WHAT TO DO:
Take the listing from its first line through the line that contains "winter_n = [11, 46, 36, 64]" and please retype those lines exactly, leaving out the pictures.

COLLECTED DATA:
————————

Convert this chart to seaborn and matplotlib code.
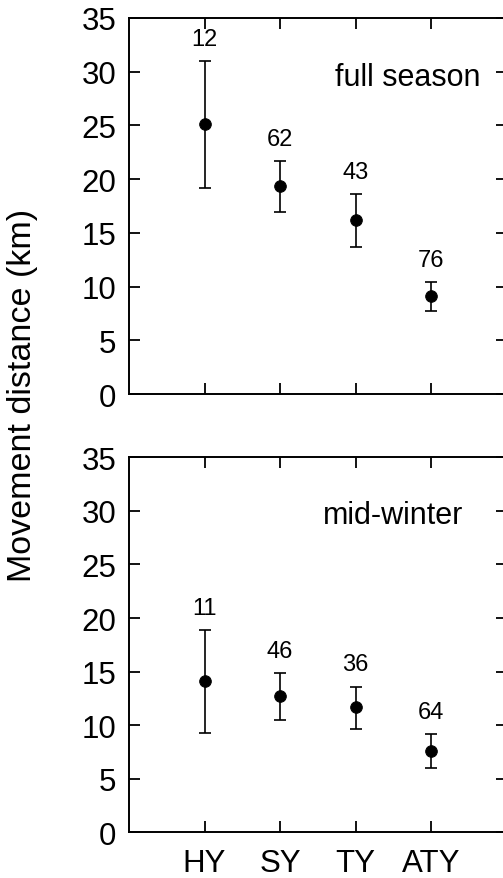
import numpy as np
import pandas as pd
import seaborn as sns
import matplotlib.pyplot as plt

# age classes and values
ages = ["HY", "SY", "TY", "ATY"]

full_mean = [25.1, 19.4, 16.2, 9.1]
full_lo = [19.2, 16.9, 13.65, 7.7]
full_hi = [31.0, 21.7, 18.6, 10.4]
full_n = [12, 62, 43, 76]

winter_mean = [14.15, 12.75, 11.65, 7.6]
winter_lo = [9.3, 10.5, 9.6, 6.0]
winter_hi = [18.9, 14.9, 13.6, 9.2]
winter_n = [11, 46, 36, 64]

panels = [
    ("full season", full_mean, full_lo, full_hi, full_n),
    ("mid-winter", winter_mean, winter_lo, winter_hi, winter_n),
]

sns.set_theme(style="ticks")
plt.rcParams["font.family"] = ["Liberation Sans", "DejaVu Sans"]
plt.rcParams["text.color"] = "black"
plt.rcParams["axes.labelcolor"] = "black"

fig = plt.figure(figsize=(5.03, 8.79), dpi=100)
# right spine sits just past the figure edge, as in the original
ax_top = fig.add_axes([0.2565, 0.5506, 0.7505, 0.4278])
ax_bot = fig.add_axes([0.2565, 0.0520, 0.7505, 0.4266])

text_pos = {"full season": (0.932, 0.843), "mid-winter": (0.885, 0.846)}

for ax, (name, mean, lo, hi, n) in zip([ax_top, ax_bot], panels):
    df = pd.DataFrame({"age": ages, "mean": mean, "lo": lo, "hi": hi, "n": n})
    ax.errorbar(df["age"], df["mean"],
                yerr=[df["mean"] - df["lo"], df["hi"] - df["mean"]],
                fmt="none", ecolor="black", elinewidth=1.2, capsize=4, capthick=1.2)
    sns.scatterplot(data=df, x="age", y="mean", ax=ax, color="black", s=70,
                    edgecolor="black", zorder=3)
    for i, row in df.iterrows():
        ax.annotate(str(row["n"]), xy=(i, row["hi"]), xytext=(0, 8),
                    textcoords="offset points", ha="center", va="bottom",
                    fontsize=17, color="black")
    ax.text(*text_pos[name], name, transform=ax.transAxes, ha="right", va="center",
            fontsize=22, color="black")

    ax.set_xlim(-1, 4)
    ax.set_ylim(0, 35)
    ax.set_yticks(np.arange(0, 36, 5))
    ax.set_xlabel("")
    ax.set_ylabel("")
    for s in ax.spines.values():
        s.set_linewidth(1.4)
        s.set_color("black")
        s.set_visible(True)
    ax.tick_params(direction="in", length=8, width=1.3, top=True, right=True,
                   labelsize=22.5, pad=9, colors="black", labelcolor="black")

ax_top.tick_params(labelbottom=False)
ax_bot.tick_params(axis="x", pad=11)

fig.text(0.044, 0.55, "Movement distance (km)", rotation=90, ha="center", va="center",
         fontsize=24.5, color="black")

fig.savefig("out.png", dpi=100)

————————

ANSWER TO THIS PROBLEM:
Convert this chart to seaborn and matplotlib code.
import numpy as np
import pandas as pd
import seaborn as sns
import matplotlib.pyplot as plt

# age classes and values
ages = ["HY", "SY", "TY", "ATY"]

full_mean = [25.1, 19.4, 16.2, 9.1]
full_lo = [19.2, 16.9, 13.65, 7.7]
full_hi = [31.0, 21.7, 18.6, 10.4]
full_n = [12, 62, 43, 76]

winter_mean = [14.15, 12.75, 11.65, 7.6]
winter_lo = [9.3, 10.5, 9.6, 6.0]
winter_hi = [18.9, 14.9, 13.6, 9.2]
winter_n = [11, 46, 36, 64]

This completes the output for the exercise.